Dick Pountain: “On June 9th 1990 the free election resulted in sweeping victory for Havel’s Civic Forum, and a great outdoor concert was held in the Staroměstská to celebrate. Czechoslovakia’s three best symphony orchestras, the Prague, the Brno and the Bratislava, occupied three corners of the square and were conducted by Rafael Kubelik in a performance of Smetana’s ‘Ma Vlast’ (My Country). A sea of joyful people waving little tricolour flags, and as The Moldau theme swelled I found myself leaking a little salt water...
We met a friend of mine who was covering the election for the Financial Times, and he took us to lunch and introduced us to some young staff members of Lidové noviny, the oldest Czech daily newspaper. They were excited about the prospects of democracy, and equally so about the prospects of being able to buy their own apartments. Welcome to the Western World.
Next day we set off for the vineyards of Southern Moravia, by way of Pilsen and a visit to the Urquell Pils brewery (where we saw one of their enormous oak vats being re-tarred, and had our best meal since leaving Germany, in their canteen). In Pilsen we also witnessed upsetting scenes of Dickensian squalor in a Roma section of town, a stark reminder of the uneven way the old regime had bestowed its resources.
The vineyards turned out a disappointment too, the wines flabby, insipid examples of the Müller-Thurgau grape. This was, remember, at this point still a Soviet-era economy: we drove through town after town where it was impossible to find any accommodation or restaurant; there were miles of agro-prairie planted with barley for the beer industry, which had no villages at all. As we turned and headed back toward the border, we drove through the heavily-forested nature reserve of Třeboňsko, miles of dense forest with few villages, and it was there we had our only proper emergency of the trip.

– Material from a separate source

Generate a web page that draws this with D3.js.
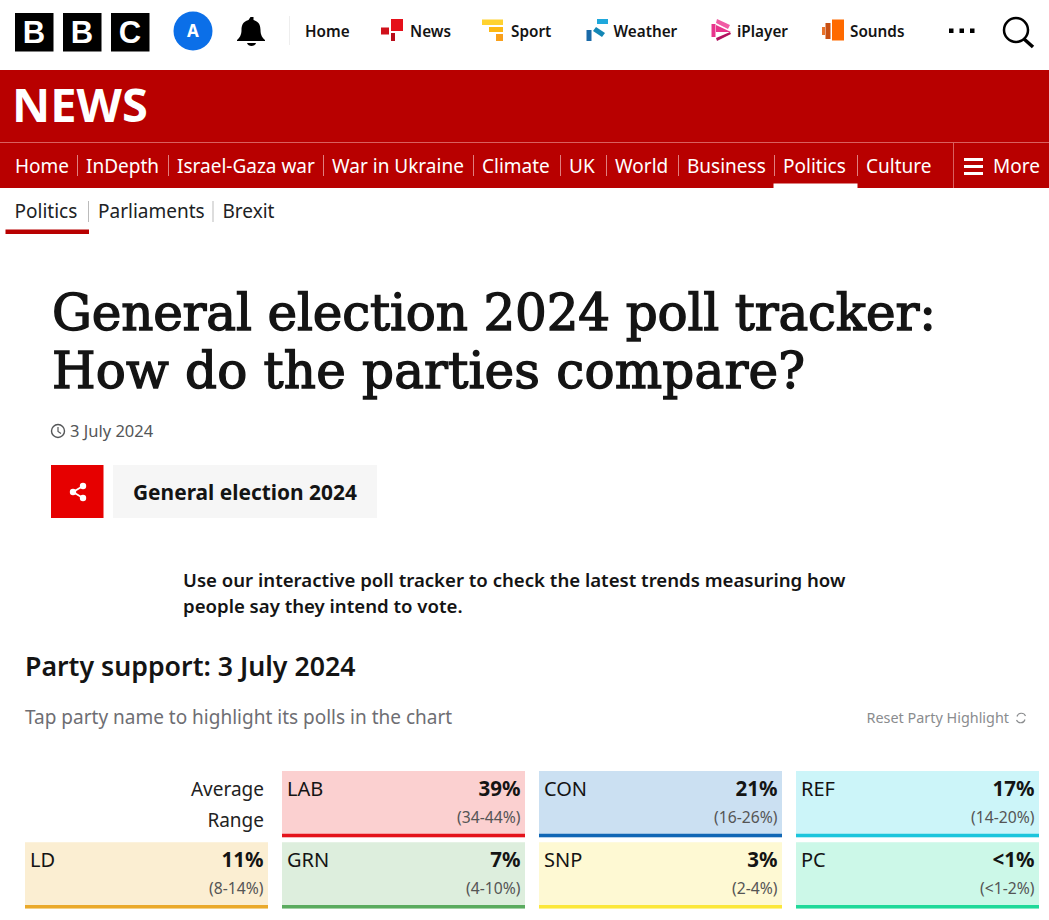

We were bowling along at around 60mph enjoying the scenery when there was an almighty clang followed by hideous scraping noises. On stopping we discovered that the exhaust pipe’s holding bracket had fractured and the silencer was dragging on the ground. We hadn’t seen a town for miles, nor were there any ahead, and mobile phones were still some years in the future. Were we dismayed? We were not, because both Pip and I have Black Belts in the art of bodging. We both understand the universal curative virtues of Araldite, gaffer tape and wire, though I’ll admit Pip has the better of me in that: while for me wire means coat-hanger, for him it means fencing wire (a great coil of it in the boot, along with proper parallel-jaw fencing pliers to make crisp right-angled bends in it). We soon knocked together a new bracket from the wire, but the problem was how to attach it.

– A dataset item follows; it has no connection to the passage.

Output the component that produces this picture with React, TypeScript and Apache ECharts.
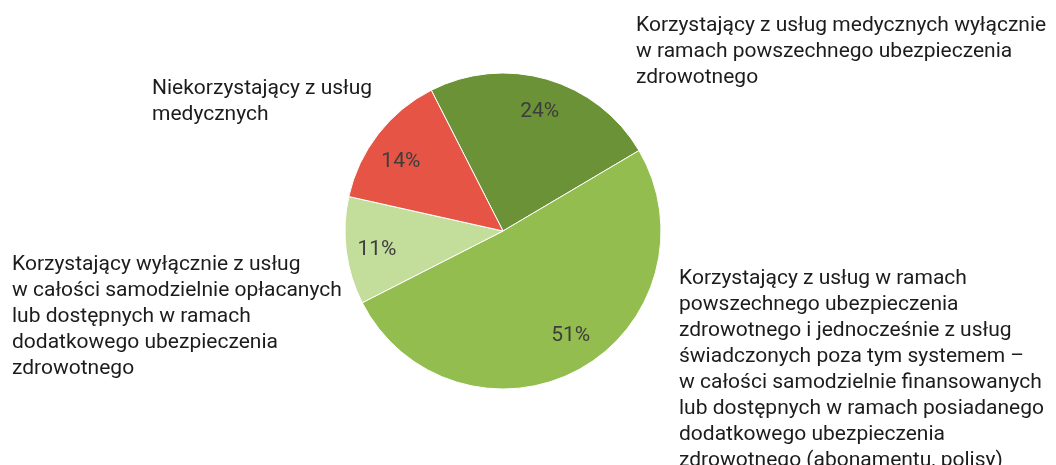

It was clear that we needed to Araldite it to the cross-member from which the old one had broken off, but this was so covered in dirt and grease that there was no way that epoxy would bond to it. A degreasing agent was required. It did feel faintly wrong as we poured out the 100-proof Ardbeg whisky, but it certainly did the trick, and we attached the wire bracket with a paste of Araldite reinforced with nearby sand. It held all the way back to England, and there was quite enough Ardbeg left for a couple of drams before we set off for home.”
Berty Hornung continued to advise the Czech government on planning matters until his death in Edinburgh in 1997. He created training courses and forged a link between the Technical University of Prague and Heriot-Watt University that persists today. Pip Hills sold the Lagonda in 1998, now lives in Montrose and drives a sensible Land Rover Discovery. Dick Pountain lives in Camden Town and has his Freedom Pass.